The interpretation most consistent with both the letter of the standard and universal practice is that writing through a member-access lvalue constitutes simultaneously writing to the member and to its host aggregate, thus setting the effective type of the whole region, even though only one member's value is written. Of course, that still does not make it ok to read members whose values have not been written -- because their values are indeterminate, not because of the SAR.
That leaves this case:
C *c = malloc(sizeof(*c));
*(B *)c = (B){0};
B b2 = c->base; // What about this?
That is, if the effective type of an initial region of the allocated space is B, can we use a member-access lvalue based on type C to read the stored value of that B region? Again, one might argue not, on the basis that there is no actual C, but in practice, no implementation makes that interpretation. The effective type of the object being read -- the initial region of the allocated space -- is the same as the type of the lvalue used for access, so in that sense there is no SAR violation. That the host C is wholly hypothetical is a question primarily of syntax, not semantics, because the same region can definitely be read as an object of the same type via an alternative expression.

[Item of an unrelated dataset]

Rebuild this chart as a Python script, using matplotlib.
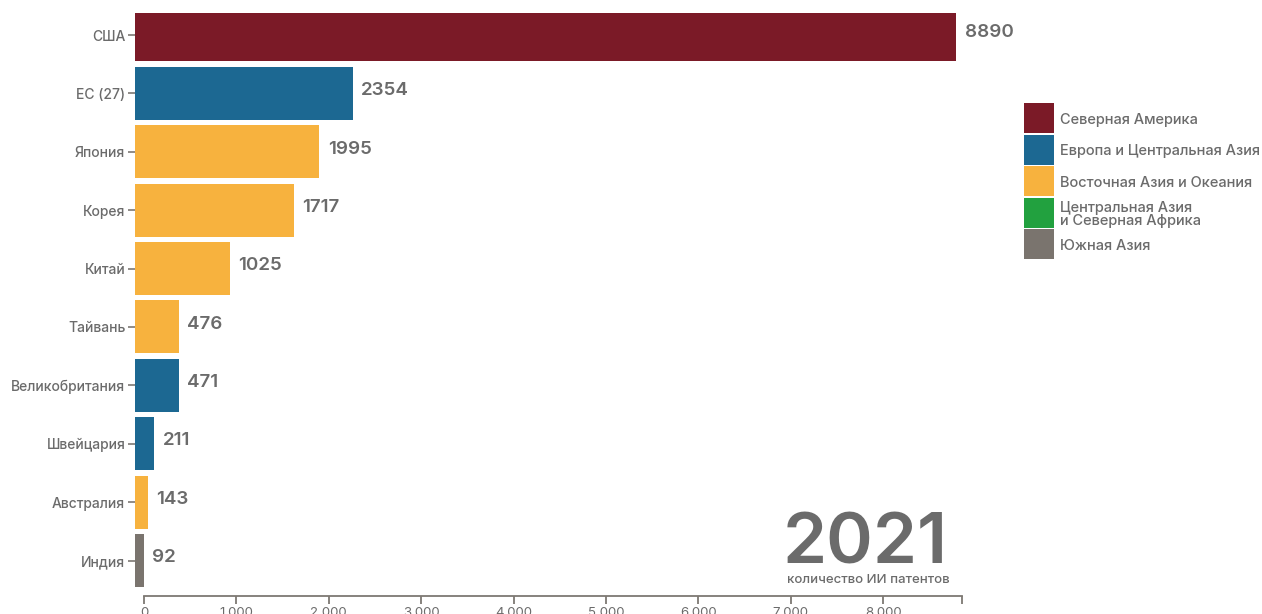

* But the SAR nevertheless forestalls any debate on this point by providing that "an aggregate or union type that includes one of the aforementioned types among its members (including, recursively, a member of a subaggregate or contained union)" is among the types that may be accessed. This clears any ambiguity surrounding the position that accessing a member also constitutes accessing any objects containing it.